++++ Given information ++++

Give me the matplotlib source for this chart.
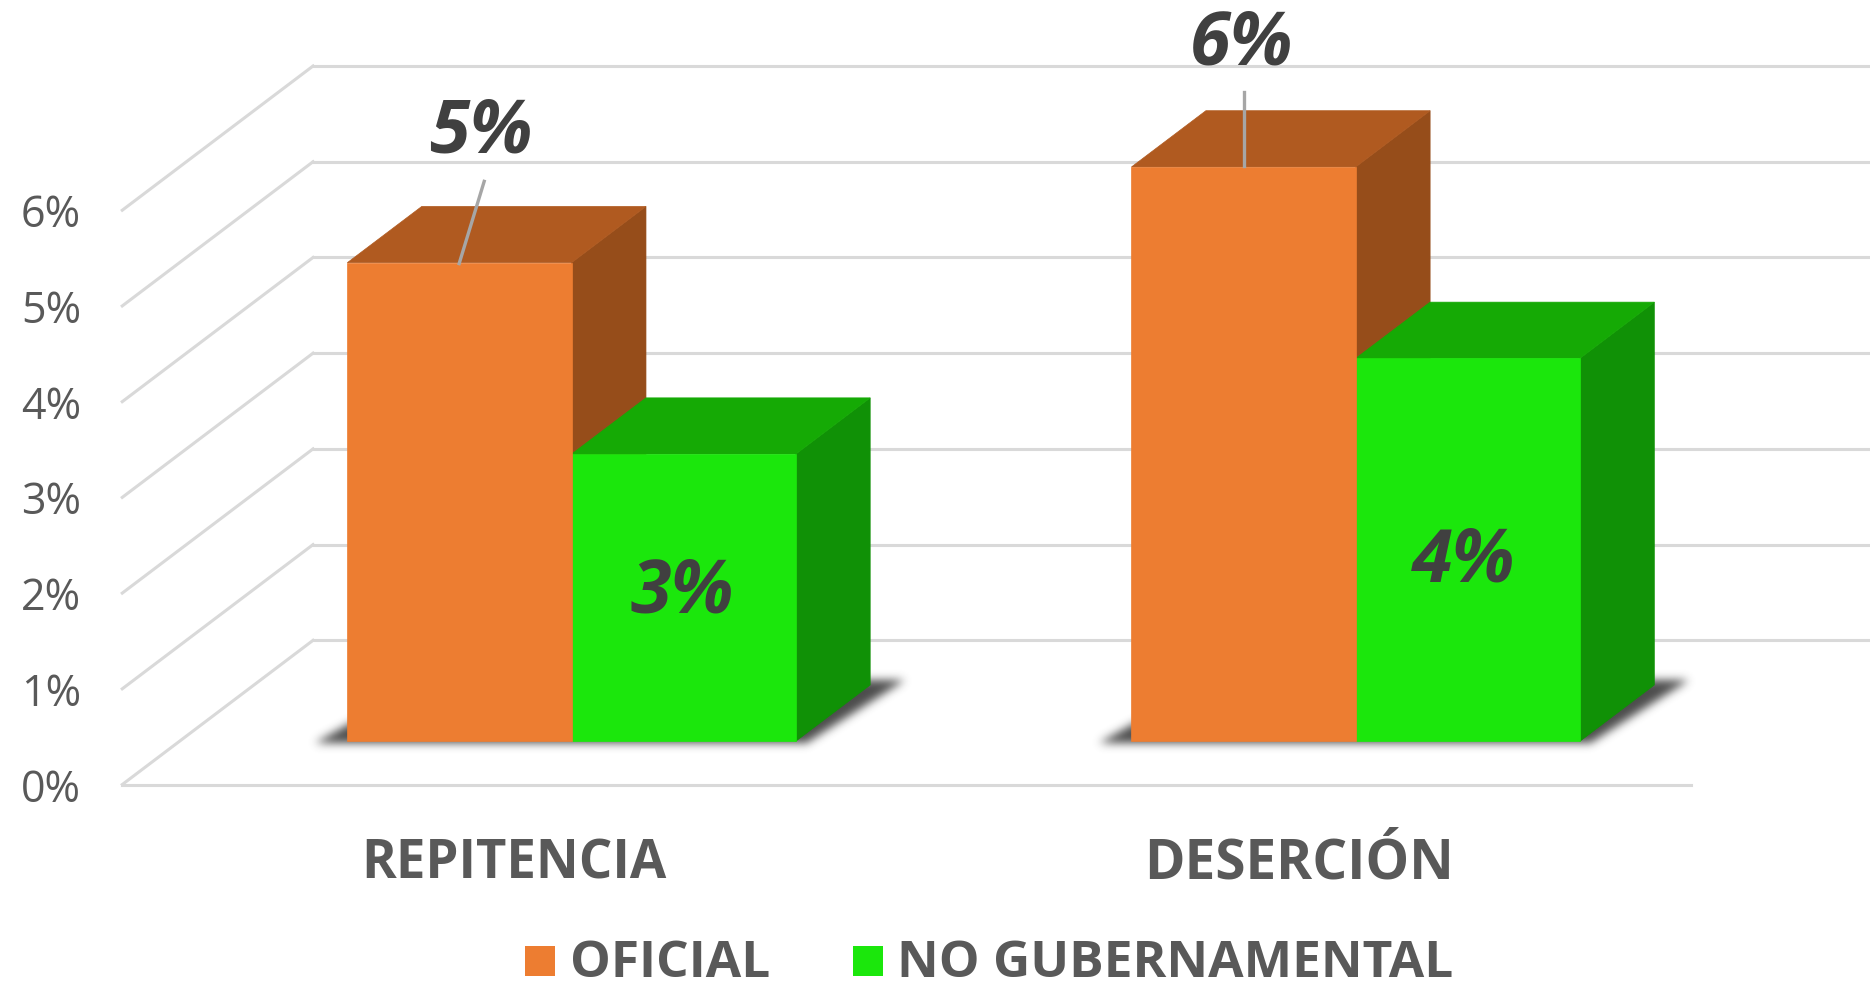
import numpy as np
import matplotlib
matplotlib.use('Agg')
import matplotlib.pyplot as plt
from matplotlib.patches import Polygon
from matplotlib.path import Path

categories = ['REPITENCIA', 'DESERCIÓN']
series_names = ['OFICIAL', 'NO GUBERNAMENTAL']
oficial = [5, 6]
no_gub = [3, 4]
y_ticks = [0, 1, 2, 3, 4, 5, 6]

W, H = 1870, 987
# pixel sizes of one unit, measured on the 1568 wide reference
PX_X = 657.5
PX_Y = 80.3
X0, Y0 = 102.5, 659.0
DEPTH_X = 160.0 / PX_X
DEPTH_Y = 121.0 / PX_Y
BAR_W = 188.0 / PX_X
BAR_Z0 = 0.30
BAR_Z1 = 0.69

FONT = 'Open Sans'
GRID = '#d9d9d9'
TEXT = '#595959'
LABEL = '#404040'
ORANGE = ('#ed7d31', '#b05a20', '#964d1a')
GREEN = ('#1be70c', '#15aa05', '#109106')


def proj(x, y, z):
    return (x + z * DEPTH_X, y + z * DEPTH_Y)


def px(x, y):
    # reference pixel to data position, used for text placement
    return ((x - X0) / PX_X, (Y0 - y) / PX_Y)


def box_back(ax, x, v, colors, zorder):
    b = proj(x + BAR_W, 0, BAR_Z0)
    c = proj(x + BAR_W, v, BAR_Z0)
    d = proj(x, v, BAR_Z0)
    e = proj(x + BAR_W, 0, BAR_Z1)
    f = proj(x + BAR_W, v, BAR_Z1)
    g = proj(x, v, BAR_Z1)
    ax.add_patch(Polygon([b, e, f, c], fc=colors[2], ec=colors[2], lw=0.5, zorder=zorder))
    ax.add_patch(Polygon([d, c, f, g], fc=colors[1], ec=colors[1], lw=0.5, zorder=zorder))


def box_front(ax, x, v, colors, zorder):
    pts = [proj(x, 0, BAR_Z0), proj(x + BAR_W, 0, BAR_Z0),
           proj(x + BAR_W, v, BAR_Z0), proj(x, v, BAR_Z0)]
    ax.add_patch(Polygon(pts, fc=colors[0], ec=colors[0], lw=0.5, zorder=zorder))


def shadow(ax, c):
    # soft shadow on the floor: polygon mask, gaussian blur, drawn as an image
    left = c - BAR_W
    right = c + BAR_W
    y_front = proj(0, 0, BAR_Z0)[1] - 2 / PX_Y
    y_back = proj(0, 0, 0.72)[1]
    pts = [(proj(left, 0, BAR_Z0)[0] - 27 / PX_X, y_front),
           (proj(right, 0, BAR_Z0)[0] + 9 / PX_X, y_front),
           (proj(right, 0, 0.72)[0] + 24 / PX_X, y_back),
           (proj(left, 0, 0.72)[0], y_back)]
    pad_x, pad_y = 25 / PX_X, 25 / PX_Y
    x0 = pts[0][0] - pad_x
    x1 = pts[2][0] + pad_x
    y0 = y_front - pad_y
    y1 = y_back + pad_y
    nx = int((x1 - x0) * PX_X * 1.2)
    ny = int((y1 - y0) * PX_Y * 1.2)
    gx, gy = np.meshgrid(np.linspace(x0, x1, nx), np.linspace(y0, y1, ny))
    inside = Path(pts).contains_points(np.c_[gx.ravel(), gy.ravel()]).reshape(ny, nx)
    mask = inside.astype(float)
    k = np.exp(-np.arange(-12, 13) ** 2 / (2 * 4.5 ** 2))
    k /= k.sum()
    mask = np.apply_along_axis(lambda r: np.convolve(r, k, mode='same'), 0, mask)
    mask = np.apply_along_axis(lambda r: np.convolve(r, k, mode='same'), 1, mask)
    rgba = np.zeros((ny, nx, 4))
    rgba[..., :3] = 0.22
    rgba[..., 3] = mask * 0.9
    ax.imshow(rgba, extent=(x0, x1, y0, y1), origin='lower', aspect='auto',
              interpolation='bilinear', zorder=2)


fig = plt.figure(figsize=(W / 100, H / 100), dpi=100)
ax = fig.add_axes([0, 0, 1, 1])

right_edge = (1568 - X0) / PX_X
for t in y_ticks:
    p = proj(0, t, 0)
    q = proj(0, t, 1)
    ax.plot([p[0], q[0]], [p[1], q[1]], color=GRID, lw=2.2, zorder=1)
    ax.plot([q[0], right_edge], [q[1], q[1]], color=GRID, lw=2.2, zorder=1)
    ax.text(-34.5 / PX_X, t - 0.05, '%d%%' % t, color=TEXT, fontsize=31, family=FONT,
            ha='right', va='center')
p = proj(0, 0, 0)
ax.plot([p[0], 2], [p[1], p[1]], color=GRID, lw=2.2, zorder=1)

# text placed by eye in reference pixels
oficial_pos = [(403, 112), (1041, 38)]
no_gub_pos = [(572, 498), (1227, 472)]
leader_tops = [(406, 153), (1043, 78)]
leader_ends = [(385, 222), (1043, 140)]
cat_pos = [(431, 725), (1089, 725)]
cat_size = [38, 39.5]

for i in range(len(categories)):
    c = i + 0.5
    shadow(ax, c)
    box_back(ax, c - BAR_W, oficial[i], ORANGE, 3)
    box_back(ax, c, no_gub[i], GREEN, 4)
    box_front(ax, c, no_gub[i], GREEN, 5)
    box_front(ax, c - BAR_W, oficial[i], ORANGE, 5)

    a = px(*oficial_pos[i])
    ax.text(a[0], a[1], '%d%%' % oficial[i], color=LABEL, fontsize=53, fontweight='bold',
            fontstyle='italic', family=FONT, ha='center', va='center', zorder=7)
    a = px(*no_gub_pos[i])
    ax.text(a[0], a[1], '%d%%' % no_gub[i], color=LABEL, fontsize=53, fontweight='bold',
            fontstyle='italic', family=FONT, ha='center', va='center', zorder=7)
    a = px(*leader_tops[i])
    b = px(*leader_ends[i])
    ax.plot([a[0], b[0]], [a[1], b[1]], color='#a6a6a6', lw=2.4, zorder=6)
    a = px(*cat_pos[i])
    ax.text(a[0], a[1], categories[i], color=TEXT, fontsize=cat_size[i], fontweight='bold',
            family=FONT, ha='center', va='center')

# legend
sq_x = [453, 728]
tx_x = [478, 752]
leg_colors = [ORANGE[0], GREEN[0]]
for k in range(2):
    a = px(sq_x[k], 807)
    ax.scatter([a[0]], [a[1]], s=466, marker='s', color=leg_colors[k], lw=0, zorder=5)
    a = px(tx_x[k], 809)
    ax.text(a[0], a[1], series_names[k], color=TEXT, fontsize=37, fontweight='bold',
            family=FONT, ha='left', va='center')

ax.set_xlim(-X0 / PX_X, (1568 - X0) / PX_X)
ax.set_ylim((Y0 - 828) / PX_Y, Y0 / PX_Y)
ax.axis('off')

fig.savefig('out.png', dpi=100)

++++

Exercise instructions: Without the pictures, copy the material exactly as given.

The result:
Give me the matplotlib source for this chart.
import numpy as np
import matplotlib
matplotlib.use('Agg')
import matplotlib.pyplot as plt
from matplotlib.patches import Polygon
from matplotlib.path import Path

categories = ['REPITENCIA', 'DESERCIÓN']
series_names = ['OFICIAL', 'NO GUBERNAMENTAL']
oficial = [5, 6]
no_gub = [3, 4]
y_ticks = [0, 1, 2, 3, 4, 5, 6]

W, H = 1870, 987
# pixel sizes of one unit, measured on the 1568 wide reference
PX_X = 657.5
PX_Y = 80.3
X0, Y0 = 102.5, 659.0
DEPTH_X = 160.0 / PX_X
DEPTH_Y = 121.0 / PX_Y
BAR_W = 188.0 / PX_X
BAR_Z0 = 0.30
BAR_Z1 = 0.69

FONT = 'Open Sans'
GRID = '#d9d9d9'
TEXT = '#595959'
LABEL = '#404040'
ORANGE = ('#ed7d31', '#b05a20', '#964d1a')
GREEN = ('#1be70c', '#15aa05', '#109106')


def proj(x, y, z):
    return (x + z * DEPTH_X, y + z * DEPTH_Y)


def px(x, y):
    # reference pixel to data position, used for text placement
    return ((x - X0) / PX_X, (Y0 - y) / PX_Y)


def box_back(ax, x, v, colors, zorder):
    b = proj(x + BAR_W, 0, BAR_Z0)
    c = proj(x + BAR_W, v, BAR_Z0)
    d = proj(x, v, BAR_Z0)
    e = proj(x + BAR_W, 0, BAR_Z1)
    f = proj(x + BAR_W, v, BAR_Z1)
    g = proj(x, v, BAR_Z1)
    ax.add_patch(Polygon([b, e, f, c], fc=colors[2], ec=colors[2], lw=0.5, zorder=zorder))
    ax.add_patch(Polygon([d, c, f, g], fc=colors[1], ec=colors[1], lw=0.5, zorder=zorder))


def box_front(ax, x, v, colors, zorder):
    pts = [proj(x, 0, BAR_Z0), proj(x + BAR_W, 0, BAR_Z0),
           proj(x + BAR_W, v, BAR_Z0), proj(x, v, BAR_Z0)]
    ax.add_patch(Polygon(pts, fc=colors[0], ec=colors[0], lw=0.5, zorder=zorder))


def shadow(ax, c):
    # soft shadow on the floor: polygon mask, gaussian blur, drawn as an image
    left = c - BAR_W
    right = c + BAR_W
    y_front = proj(0, 0, BAR_Z0)[1] - 2 / PX_Y
    y_back = proj(0, 0, 0.72)[1]
    pts = [(proj(left, 0, BAR_Z0)[0] - 27 / PX_X, y_front),
           (proj(right, 0, BAR_Z0)[0] + 9 / PX_X, y_front),
           (proj(right, 0, 0.72)[0] + 24 / PX_X, y_back),
           (proj(left, 0, 0.72)[0], y_back)]
    pad_x, pad_y = 25 / PX_X, 25 / PX_Y
    x0 = pts[0][0] - pad_x
    x1 = pts[2][0] + pad_x
    y0 = y_front - pad_y
    y1 = y_back + pad_y
    nx = int((x1 - x0) * PX_X * 1.2)
    ny = int((y1 - y0) * PX_Y * 1.2)
    gx, gy = np.meshgrid(np.linspace(x0, x1, nx), np.linspace(y0, y1, ny))
    inside = Path(pts).contains_points(np.c_[gx.ravel(), gy.ravel()]).reshape(ny, nx)
    mask = inside.astype(float)
    k = np.exp(-np.arange(-12, 13) ** 2 / (2 * 4.5 ** 2))
    k /= k.sum()
    mask = np.apply_along_axis(lambda r: np.convolve(r, k, mode='same'), 0, mask)
    mask = np.apply_along_axis(lambda r: np.convolve(r, k, mode='same'), 1, mask)
    rgba = np.zeros((ny, nx, 4))
    rgba[..., :3] = 0.22
    rgba[..., 3] = mask * 0.9
    ax.imshow(rgba, extent=(x0, x1, y0, y1), origin='lower', aspect='auto',
              interpolation='bilinear', zorder=2)


fig = plt.figure(figsize=(W / 100, H / 100), dpi=100)
ax = fig.add_axes([0, 0, 1, 1])

right_edge = (1568 - X0) / PX_X
for t in y_ticks:
    p = proj(0, t, 0)
    q = proj(0, t, 1)
    ax.plot([p[0], q[0]], [p[1], q[1]], color=GRID, lw=2.2, zorder=1)
    ax.plot([q[0], right_edge], [q[1], q[1]], color=GRID, lw=2.2, zorder=1)
    ax.text(-34.5 / PX_X, t - 0.05, '%d%%' % t, color=TEXT, fontsize=31, family=FONT,
            ha='right', va='center')
p = proj(0, 0, 0)
ax.plot([p[0], 2], [p[1], p[1]], color=GRID, lw=2.2, zorder=1)

# text placed by eye in reference pixels
oficial_pos = [(403, 112), (1041, 38)]
no_gub_pos = [(572, 498), (1227, 472)]
leader_tops = [(406, 153), (1043, 78)]
leader_ends = [(385, 222), (1043, 140)]
cat_pos = [(431, 725), (1089, 725)]
cat_size = [38, 39.5]

for i in range(len(categories)):
    c = i + 0.5
    shadow(ax, c)
    box_back(ax, c - BAR_W, oficial[i], ORANGE, 3)
    box_back(ax, c, no_gub[i], GREEN, 4)
    box_front(ax, c, no_gub[i], GREEN, 5)
    box_front(ax, c - BAR_W, oficial[i], ORANGE, 5)

    a = px(*oficial_pos[i])
    ax.text(a[0], a[1], '%d%%' % oficial[i], color=LABEL, fontsize=53, fontweight='bold',
            fontstyle='italic', family=FONT, ha='center', va='center', zorder=7)
    a = px(*no_gub_pos[i])
    ax.text(a[0], a[1], '%d%%' % no_gub[i], color=LABEL, fontsize=53, fontweight='bold',
            fontstyle='italic', family=FONT, ha='center', va='center', zorder=7)
    a = px(*leader_tops[i])
    b = px(*leader_ends[i])
    ax.plot([a[0], b[0]], [a[1], b[1]], color='#a6a6a6', lw=2.4, zorder=6)
    a = px(*cat_pos[i])
    ax.text(a[0], a[1], categories[i], color=TEXT, fontsize=cat_size[i], fontweight='bold',
            family=FONT, ha='center', va='center')

# legend
sq_x = [453, 728]
tx_x = [478, 752]
leg_colors = [ORANGE[0], GREEN[0]]
for k in range(2):
    a = px(sq_x[k], 807)
    ax.scatter([a[0]], [a[1]], s=466, marker='s', color=leg_colors[k], lw=0, zorder=5)
    a = px(tx_x[k], 809)
    ax.text(a[0], a[1], series_names[k], color=TEXT, fontsize=37, fontweight='bold',
            family=FONT, ha='left', va='center')

ax.set_xlim(-X0 / PX_X, (1568 - X0) / PX_X)
ax.set_ylim((Y0 - 828) / PX_Y, Y0 / PX_Y)
ax.axis('off')

fig.savefig('out.png', dpi=100)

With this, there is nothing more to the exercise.